> **Raw data**
----------------------------------------
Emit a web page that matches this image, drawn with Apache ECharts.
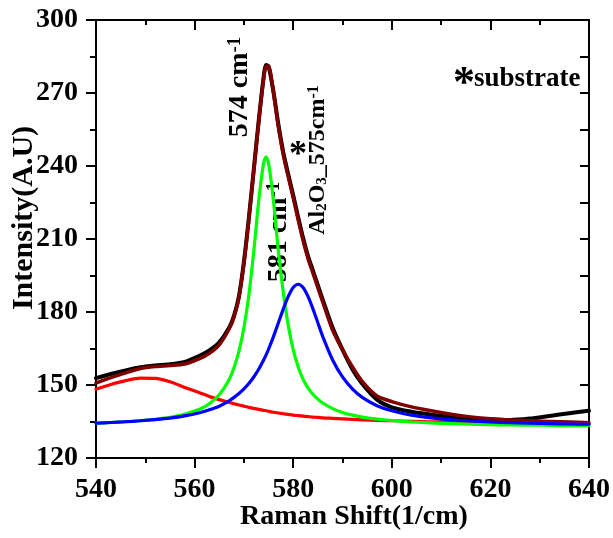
----------------------------------------
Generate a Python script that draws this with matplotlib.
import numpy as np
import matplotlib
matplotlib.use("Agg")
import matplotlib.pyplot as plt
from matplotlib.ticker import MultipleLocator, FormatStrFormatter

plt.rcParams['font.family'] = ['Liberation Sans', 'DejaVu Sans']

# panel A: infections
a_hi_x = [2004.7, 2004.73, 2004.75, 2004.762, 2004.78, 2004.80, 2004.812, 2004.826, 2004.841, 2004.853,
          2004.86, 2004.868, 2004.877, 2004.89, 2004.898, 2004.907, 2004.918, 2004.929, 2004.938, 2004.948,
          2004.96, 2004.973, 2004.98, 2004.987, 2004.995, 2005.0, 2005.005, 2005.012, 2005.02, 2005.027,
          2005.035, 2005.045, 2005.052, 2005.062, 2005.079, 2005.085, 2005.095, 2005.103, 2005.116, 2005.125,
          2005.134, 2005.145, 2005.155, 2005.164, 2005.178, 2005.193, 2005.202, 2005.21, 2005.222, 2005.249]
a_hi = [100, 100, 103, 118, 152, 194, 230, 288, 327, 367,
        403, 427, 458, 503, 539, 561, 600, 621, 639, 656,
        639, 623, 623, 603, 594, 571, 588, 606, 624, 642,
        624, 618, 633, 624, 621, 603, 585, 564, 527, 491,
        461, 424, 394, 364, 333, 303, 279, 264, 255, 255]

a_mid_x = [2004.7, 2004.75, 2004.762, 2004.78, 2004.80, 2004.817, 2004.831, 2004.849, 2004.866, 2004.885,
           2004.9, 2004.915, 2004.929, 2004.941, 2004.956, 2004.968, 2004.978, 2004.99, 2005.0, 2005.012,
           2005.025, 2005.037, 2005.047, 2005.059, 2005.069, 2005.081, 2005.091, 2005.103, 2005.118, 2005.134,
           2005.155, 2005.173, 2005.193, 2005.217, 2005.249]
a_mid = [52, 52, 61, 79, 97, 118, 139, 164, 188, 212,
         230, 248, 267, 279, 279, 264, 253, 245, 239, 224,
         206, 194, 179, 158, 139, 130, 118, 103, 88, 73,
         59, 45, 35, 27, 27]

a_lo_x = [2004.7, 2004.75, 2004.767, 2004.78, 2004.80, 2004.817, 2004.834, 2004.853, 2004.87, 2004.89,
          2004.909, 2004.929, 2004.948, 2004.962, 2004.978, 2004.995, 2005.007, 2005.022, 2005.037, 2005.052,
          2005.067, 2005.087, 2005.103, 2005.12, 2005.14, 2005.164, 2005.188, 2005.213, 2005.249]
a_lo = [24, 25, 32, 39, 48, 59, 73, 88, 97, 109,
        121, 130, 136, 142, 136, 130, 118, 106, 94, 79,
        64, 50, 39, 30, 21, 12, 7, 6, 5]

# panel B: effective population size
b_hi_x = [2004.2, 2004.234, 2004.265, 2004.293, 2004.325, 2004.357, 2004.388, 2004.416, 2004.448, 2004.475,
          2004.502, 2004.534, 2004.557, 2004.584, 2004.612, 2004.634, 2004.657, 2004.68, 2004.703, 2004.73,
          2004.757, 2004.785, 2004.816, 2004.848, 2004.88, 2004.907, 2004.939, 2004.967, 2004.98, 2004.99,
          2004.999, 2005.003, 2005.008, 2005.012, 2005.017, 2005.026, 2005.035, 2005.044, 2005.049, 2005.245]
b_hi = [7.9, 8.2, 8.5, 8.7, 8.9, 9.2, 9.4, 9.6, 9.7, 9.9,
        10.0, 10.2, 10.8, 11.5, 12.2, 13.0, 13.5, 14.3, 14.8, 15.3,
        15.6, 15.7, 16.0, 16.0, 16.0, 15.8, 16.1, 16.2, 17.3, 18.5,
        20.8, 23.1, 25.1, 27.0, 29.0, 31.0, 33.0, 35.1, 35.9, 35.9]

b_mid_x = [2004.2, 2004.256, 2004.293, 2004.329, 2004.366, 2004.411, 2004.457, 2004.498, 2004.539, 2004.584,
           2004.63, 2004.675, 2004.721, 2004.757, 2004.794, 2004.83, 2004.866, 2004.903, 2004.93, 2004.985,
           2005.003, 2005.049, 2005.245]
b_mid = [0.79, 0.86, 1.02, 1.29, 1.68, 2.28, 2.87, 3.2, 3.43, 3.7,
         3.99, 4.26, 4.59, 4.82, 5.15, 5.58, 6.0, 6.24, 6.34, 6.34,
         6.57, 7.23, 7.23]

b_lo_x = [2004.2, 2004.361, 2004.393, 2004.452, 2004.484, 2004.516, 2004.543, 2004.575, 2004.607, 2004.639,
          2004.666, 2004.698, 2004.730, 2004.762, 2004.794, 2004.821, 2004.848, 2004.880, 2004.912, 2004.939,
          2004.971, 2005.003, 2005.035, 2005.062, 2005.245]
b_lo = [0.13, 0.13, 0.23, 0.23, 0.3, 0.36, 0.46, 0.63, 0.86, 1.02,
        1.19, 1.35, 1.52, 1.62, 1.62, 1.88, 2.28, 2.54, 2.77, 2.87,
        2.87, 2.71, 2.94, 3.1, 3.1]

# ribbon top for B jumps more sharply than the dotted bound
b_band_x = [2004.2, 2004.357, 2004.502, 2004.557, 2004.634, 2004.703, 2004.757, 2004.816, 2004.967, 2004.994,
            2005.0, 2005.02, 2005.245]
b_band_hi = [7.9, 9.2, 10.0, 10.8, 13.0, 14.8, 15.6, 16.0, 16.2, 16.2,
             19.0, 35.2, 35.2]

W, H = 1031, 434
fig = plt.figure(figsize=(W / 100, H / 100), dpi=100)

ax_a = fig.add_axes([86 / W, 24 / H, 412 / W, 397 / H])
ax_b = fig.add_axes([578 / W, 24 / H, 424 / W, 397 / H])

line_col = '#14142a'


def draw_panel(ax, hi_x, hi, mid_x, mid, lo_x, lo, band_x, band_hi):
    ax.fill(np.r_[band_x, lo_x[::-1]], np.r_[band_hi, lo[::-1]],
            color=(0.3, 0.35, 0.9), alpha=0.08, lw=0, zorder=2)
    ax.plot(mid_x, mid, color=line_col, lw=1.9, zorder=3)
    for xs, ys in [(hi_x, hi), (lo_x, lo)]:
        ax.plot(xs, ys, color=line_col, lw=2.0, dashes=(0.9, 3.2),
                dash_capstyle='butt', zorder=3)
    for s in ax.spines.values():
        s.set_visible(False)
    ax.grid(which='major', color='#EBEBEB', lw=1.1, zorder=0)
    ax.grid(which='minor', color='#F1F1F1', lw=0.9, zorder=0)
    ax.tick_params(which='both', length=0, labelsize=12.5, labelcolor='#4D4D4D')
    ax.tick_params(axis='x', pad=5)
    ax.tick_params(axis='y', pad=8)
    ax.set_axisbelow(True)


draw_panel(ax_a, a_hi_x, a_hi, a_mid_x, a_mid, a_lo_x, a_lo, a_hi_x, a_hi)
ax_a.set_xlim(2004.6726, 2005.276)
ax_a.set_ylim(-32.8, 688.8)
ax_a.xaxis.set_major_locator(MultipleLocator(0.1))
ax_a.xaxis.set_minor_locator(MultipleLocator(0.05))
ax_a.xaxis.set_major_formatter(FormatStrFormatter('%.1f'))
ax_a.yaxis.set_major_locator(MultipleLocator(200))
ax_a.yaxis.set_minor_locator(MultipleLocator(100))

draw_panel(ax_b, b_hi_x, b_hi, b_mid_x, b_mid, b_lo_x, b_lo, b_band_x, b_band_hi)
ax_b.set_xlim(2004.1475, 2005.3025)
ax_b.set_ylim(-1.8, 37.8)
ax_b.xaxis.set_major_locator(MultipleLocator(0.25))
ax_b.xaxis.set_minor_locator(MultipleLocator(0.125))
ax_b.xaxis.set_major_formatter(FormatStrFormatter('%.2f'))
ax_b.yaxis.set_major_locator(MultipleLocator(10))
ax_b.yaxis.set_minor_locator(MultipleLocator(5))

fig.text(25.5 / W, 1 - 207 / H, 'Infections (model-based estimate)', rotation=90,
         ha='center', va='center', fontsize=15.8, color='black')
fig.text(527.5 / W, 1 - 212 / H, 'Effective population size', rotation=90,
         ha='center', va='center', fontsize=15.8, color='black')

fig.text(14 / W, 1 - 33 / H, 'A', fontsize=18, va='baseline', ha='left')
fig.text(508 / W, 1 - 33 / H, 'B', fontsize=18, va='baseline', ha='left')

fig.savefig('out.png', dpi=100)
----------------------------------------
> **What needs to be done**
Identify the lines of the data that contain the word "this". Copy each of them.

> **Reply to the task**
Emit a web page that matches this image, drawn with Apache ECharts.
Generate a Python script that draws this with matplotlib.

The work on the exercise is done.